- Instructions for the task -
Below are some entries. Transcribe the lines from the one holding "Rebuild this diagram" to the one holding "(107,560) -- cycle;", inclusive, but not the pictures among them.

- Provided data -
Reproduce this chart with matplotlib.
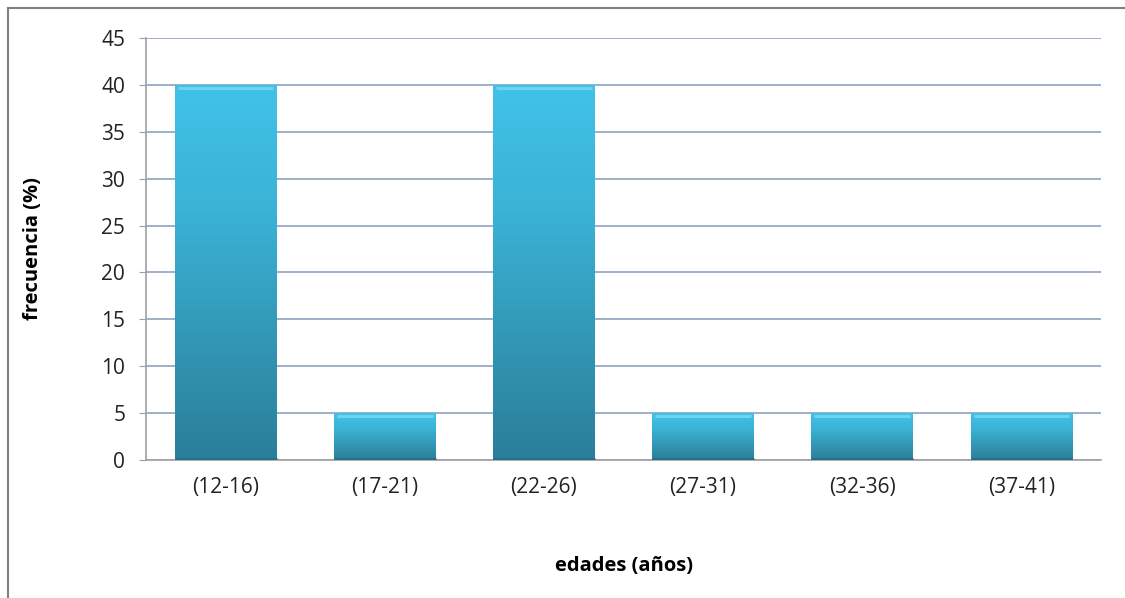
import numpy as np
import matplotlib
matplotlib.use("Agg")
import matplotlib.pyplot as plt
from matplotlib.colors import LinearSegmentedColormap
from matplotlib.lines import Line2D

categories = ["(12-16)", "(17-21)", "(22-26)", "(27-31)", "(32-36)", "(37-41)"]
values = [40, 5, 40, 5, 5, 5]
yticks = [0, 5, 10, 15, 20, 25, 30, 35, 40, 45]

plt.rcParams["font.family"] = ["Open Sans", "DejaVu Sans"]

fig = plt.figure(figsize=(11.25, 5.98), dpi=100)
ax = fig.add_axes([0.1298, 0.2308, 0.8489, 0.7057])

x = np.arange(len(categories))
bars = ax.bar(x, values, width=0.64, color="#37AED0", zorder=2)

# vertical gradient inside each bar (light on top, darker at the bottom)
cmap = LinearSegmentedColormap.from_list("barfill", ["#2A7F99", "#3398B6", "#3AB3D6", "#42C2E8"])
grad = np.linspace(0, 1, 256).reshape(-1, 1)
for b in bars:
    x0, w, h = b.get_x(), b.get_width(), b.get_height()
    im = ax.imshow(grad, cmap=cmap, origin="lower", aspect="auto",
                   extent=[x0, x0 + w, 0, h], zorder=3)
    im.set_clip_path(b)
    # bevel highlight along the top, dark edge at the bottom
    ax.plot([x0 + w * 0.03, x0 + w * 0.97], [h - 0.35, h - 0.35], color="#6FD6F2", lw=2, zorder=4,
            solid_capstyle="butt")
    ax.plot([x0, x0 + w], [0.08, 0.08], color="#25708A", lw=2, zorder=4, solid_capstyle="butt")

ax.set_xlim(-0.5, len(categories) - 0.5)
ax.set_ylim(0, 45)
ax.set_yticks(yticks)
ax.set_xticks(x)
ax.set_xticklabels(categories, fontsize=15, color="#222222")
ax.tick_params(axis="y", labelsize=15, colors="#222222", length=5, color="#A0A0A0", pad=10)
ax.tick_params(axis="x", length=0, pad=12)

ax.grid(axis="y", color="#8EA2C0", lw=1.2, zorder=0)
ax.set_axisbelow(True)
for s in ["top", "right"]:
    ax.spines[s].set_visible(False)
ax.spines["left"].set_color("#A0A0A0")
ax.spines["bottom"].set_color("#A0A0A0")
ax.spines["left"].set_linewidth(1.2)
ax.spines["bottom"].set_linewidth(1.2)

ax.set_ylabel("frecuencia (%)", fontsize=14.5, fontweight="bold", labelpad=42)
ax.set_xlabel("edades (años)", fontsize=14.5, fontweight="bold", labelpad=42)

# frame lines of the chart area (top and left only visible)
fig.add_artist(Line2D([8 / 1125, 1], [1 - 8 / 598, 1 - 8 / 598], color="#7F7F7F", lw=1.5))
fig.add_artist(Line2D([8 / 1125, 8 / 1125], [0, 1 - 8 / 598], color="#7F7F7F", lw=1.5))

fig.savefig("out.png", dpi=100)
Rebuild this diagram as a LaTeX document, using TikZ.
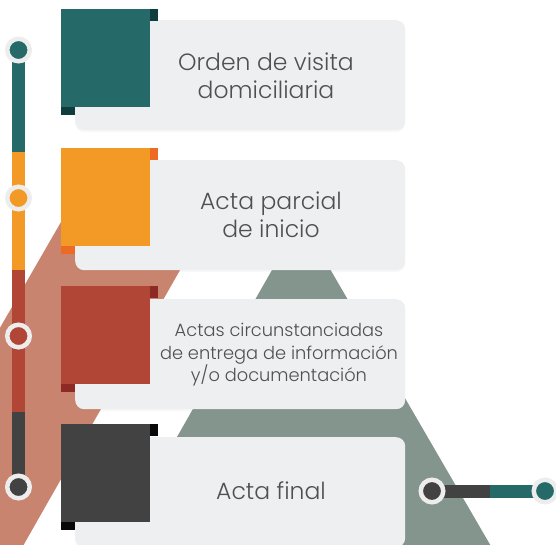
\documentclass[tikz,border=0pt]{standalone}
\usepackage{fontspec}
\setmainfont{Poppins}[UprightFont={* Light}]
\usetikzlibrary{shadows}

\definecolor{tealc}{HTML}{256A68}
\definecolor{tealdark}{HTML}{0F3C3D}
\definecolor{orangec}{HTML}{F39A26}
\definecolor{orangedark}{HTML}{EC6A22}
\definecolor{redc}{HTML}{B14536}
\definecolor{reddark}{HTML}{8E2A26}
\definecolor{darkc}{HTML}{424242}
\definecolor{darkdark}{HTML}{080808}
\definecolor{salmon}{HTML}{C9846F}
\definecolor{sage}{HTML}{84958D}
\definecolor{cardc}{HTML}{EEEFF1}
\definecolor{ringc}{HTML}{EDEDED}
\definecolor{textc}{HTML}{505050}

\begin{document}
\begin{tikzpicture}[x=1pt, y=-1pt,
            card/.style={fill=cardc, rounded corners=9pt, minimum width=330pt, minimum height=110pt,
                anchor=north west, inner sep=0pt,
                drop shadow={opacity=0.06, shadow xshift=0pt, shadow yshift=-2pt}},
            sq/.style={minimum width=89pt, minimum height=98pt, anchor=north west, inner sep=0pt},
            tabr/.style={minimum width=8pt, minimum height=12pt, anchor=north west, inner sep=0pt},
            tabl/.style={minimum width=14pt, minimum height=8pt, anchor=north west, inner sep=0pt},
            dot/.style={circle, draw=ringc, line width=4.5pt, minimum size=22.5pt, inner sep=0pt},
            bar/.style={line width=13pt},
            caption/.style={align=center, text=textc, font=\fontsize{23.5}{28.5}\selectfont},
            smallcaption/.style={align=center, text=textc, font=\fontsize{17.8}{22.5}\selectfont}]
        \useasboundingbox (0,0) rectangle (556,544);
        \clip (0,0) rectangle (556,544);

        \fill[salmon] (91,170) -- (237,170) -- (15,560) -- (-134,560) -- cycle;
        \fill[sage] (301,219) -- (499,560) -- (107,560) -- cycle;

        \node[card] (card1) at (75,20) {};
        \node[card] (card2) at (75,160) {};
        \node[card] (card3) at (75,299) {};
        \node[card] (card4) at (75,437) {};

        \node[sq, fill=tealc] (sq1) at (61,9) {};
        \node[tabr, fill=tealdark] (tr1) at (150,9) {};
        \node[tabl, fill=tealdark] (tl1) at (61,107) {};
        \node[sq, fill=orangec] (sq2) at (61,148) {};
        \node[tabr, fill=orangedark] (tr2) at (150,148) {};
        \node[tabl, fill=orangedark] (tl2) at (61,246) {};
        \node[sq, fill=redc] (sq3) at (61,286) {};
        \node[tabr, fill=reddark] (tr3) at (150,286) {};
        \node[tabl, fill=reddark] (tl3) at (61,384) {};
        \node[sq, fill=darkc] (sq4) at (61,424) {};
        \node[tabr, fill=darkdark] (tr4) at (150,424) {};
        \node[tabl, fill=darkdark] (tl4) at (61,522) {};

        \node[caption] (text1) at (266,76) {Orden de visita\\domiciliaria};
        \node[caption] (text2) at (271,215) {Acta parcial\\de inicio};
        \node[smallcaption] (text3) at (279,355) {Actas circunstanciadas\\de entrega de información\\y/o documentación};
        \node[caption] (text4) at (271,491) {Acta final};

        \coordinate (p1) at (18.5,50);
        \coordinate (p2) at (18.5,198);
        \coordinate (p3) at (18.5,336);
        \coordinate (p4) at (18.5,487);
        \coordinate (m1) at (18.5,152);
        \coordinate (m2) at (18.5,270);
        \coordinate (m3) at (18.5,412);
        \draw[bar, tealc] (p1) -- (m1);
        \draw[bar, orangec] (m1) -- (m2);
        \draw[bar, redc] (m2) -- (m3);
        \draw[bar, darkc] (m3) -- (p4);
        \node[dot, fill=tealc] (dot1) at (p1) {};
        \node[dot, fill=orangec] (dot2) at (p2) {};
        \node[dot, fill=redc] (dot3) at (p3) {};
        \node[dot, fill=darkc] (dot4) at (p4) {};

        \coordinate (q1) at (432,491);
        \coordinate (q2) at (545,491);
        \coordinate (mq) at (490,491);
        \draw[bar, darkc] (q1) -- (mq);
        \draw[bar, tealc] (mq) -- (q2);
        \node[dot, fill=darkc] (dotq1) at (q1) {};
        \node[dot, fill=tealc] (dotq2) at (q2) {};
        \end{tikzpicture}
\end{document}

- Result of this exercise -
Rebuild this diagram as a LaTeX document, using TikZ.
\documentclass[tikz,border=0pt]{standalone}
\usepackage{fontspec}
\setmainfont{Poppins}[UprightFont={* Light}]
\usetikzlibrary{shadows}

\definecolor{tealc}{HTML}{256A68}
\definecolor{tealdark}{HTML}{0F3C3D}
\definecolor{orangec}{HTML}{F39A26}
\definecolor{orangedark}{HTML}{EC6A22}
\definecolor{redc}{HTML}{B14536}
\definecolor{reddark}{HTML}{8E2A26}
\definecolor{darkc}{HTML}{424242}
\definecolor{darkdark}{HTML}{080808}
\definecolor{salmon}{HTML}{C9846F}
\definecolor{sage}{HTML}{84958D}
\definecolor{cardc}{HTML}{EEEFF1}
\definecolor{ringc}{HTML}{EDEDED}
\definecolor{textc}{HTML}{505050}

\begin{document}
\begin{tikzpicture}[x=1pt, y=-1pt,
            card/.style={fill=cardc, rounded corners=9pt, minimum width=330pt, minimum height=110pt,
                anchor=north west, inner sep=0pt,
                drop shadow={opacity=0.06, shadow xshift=0pt, shadow yshift=-2pt}},
            sq/.style={minimum width=89pt, minimum height=98pt, anchor=north west, inner sep=0pt},
            tabr/.style={minimum width=8pt, minimum height=12pt, anchor=north west, inner sep=0pt},
            tabl/.style={minimum width=14pt, minimum height=8pt, anchor=north west, inner sep=0pt},
            dot/.style={circle, draw=ringc, line width=4.5pt, minimum size=22.5pt, inner sep=0pt},
            bar/.style={line width=13pt},
            caption/.style={align=center, text=textc, font=\fontsize{23.5}{28.5}\selectfont},
            smallcaption/.style={align=center, text=textc, font=\fontsize{17.8}{22.5}\selectfont}]
        \useasboundingbox (0,0) rectangle (556,544);
        \clip (0,0) rectangle (556,544);

        \fill[salmon] (91,170) -- (237,170) -- (15,560) -- (-134,560) -- cycle;
        \fill[sage] (301,219) -- (499,560) -- (107,560) -- cycle;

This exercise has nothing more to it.